D'une révolution culturelle

Publié le par Christian Jacomino

Le goût classique, à la cour comme à la ville, est celui de la parole. Des fins propos, du naturel, de l’esprit, des conversations mesurées entre gens de bien. Grâce à François de Sales et à son Introduction à la vie dévote (1608-1609), voici que la religion et le monde ne se font plus la guerre. Dans la préface à son ouvrage, l’auteur écrit:
Ceux qui ont traité de dévotion ont presque tous regardé l’instruction des personnes fort retirées du commerce du monde, ou au moins ont enseigné une sorte de dévotion qui conduit à cette entière retraite. Mon intention est d’instruire ceux qui vivent ès villes, ès ménages, en la cour [...].
 
Dans les recommandations qu’il fait comme dans celles des Jésuites, une forme de sociabilité, voire de mondanité, est élevée au rang d’exercice spirituel.
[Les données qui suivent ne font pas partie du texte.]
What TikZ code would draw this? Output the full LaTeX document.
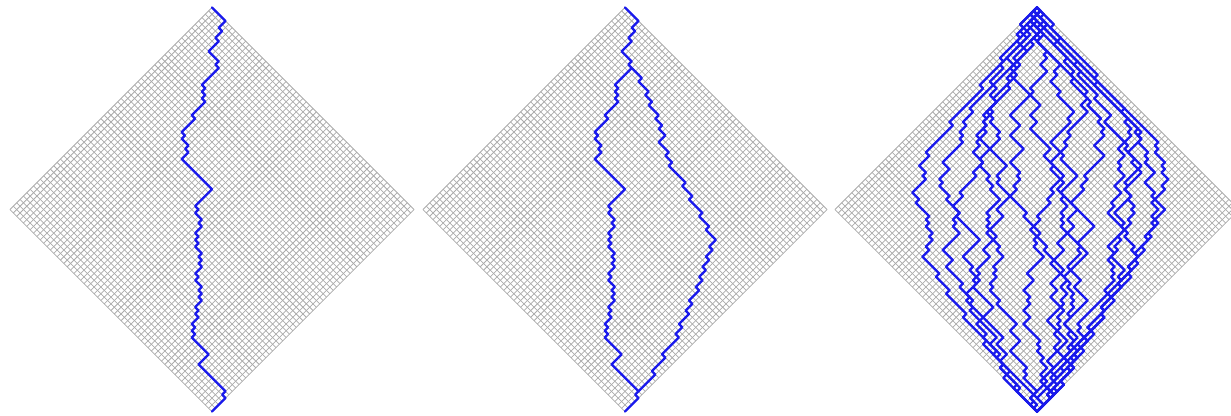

Et quant au style qu’il emploie pour convaincre, Michèle et Michel Chaillou évoquent
 
Le sang de ses phrases clouées de douceur.
 
Puis, les aristocrates sont mis à la lanterne, ainsi que les curés, et l’on pourrait s’attendre à ce que le monde soit définitivement promu. Que se produise une sorte d’assomption jubilatoire de la culture populaire, dont l’esthétique et la morale de l’école républicaine auraient amplement profité. À la place de Madame de Sévigné, on eût mis George Sand. À la place de Fénelon, Jules Verne. Corbière à la place de du Bellay. Mais les choses ne se sont pas du tout déroulées de cette manière. Le mot d’ordre n’a jamais été en faveur de la culture populaire. L’effort n’a pas même consisté à mettre en évidence la belle porosité qui existe depuis toujours, en France comme dans les autres nations, entre culture populaire, culture aristocratique et culture savante. Simplement, l’école a pris le parti de l’écriture. Ou son parti de l’écriture. Elle s’est fait un domaine de compétence de l’orthographe et, accessoirement, du travail du style. Et c’est sur la maîtrise (approximative) de cette double discipline qu’elle a établi son pouvoir de décerner le certificat d’études primaires, diplôme qualifiant à tout le moins dans la fonction publique.

Nous nous situons aujourd'hui encore dans l'attente interminable d'une révolution culturelle qui ne s'est pas opérée. Ou qui s'est opérée à l'envers. Car ce qui s'amorce au 18e siècle, ce n'est pas la promotion de la parole populaire (en quoi devait consister, au début du 19e, le travail de George Sand, par exemple), ni plus largement de la culture produite par le monde (dont on ne se résigne pas à admettre qu'il soit dominé par le marché). C'est bien plutôt le renversement du rapport hiérarchique entre oral et écrit. Et, dans ce scénario, le rôle de l'école a consisté à valider et diffuser une idéologie scriptocentriste, à caractère élitiste, qui fait de l’austérité, du silence, d'un ascétisme hautain (marqué de jansénisme) un idéal jamais atteint, et qui ne peut l'être, dans la mesure où il paraît incompatible avec les conditions réelles d’un enseignement de masse.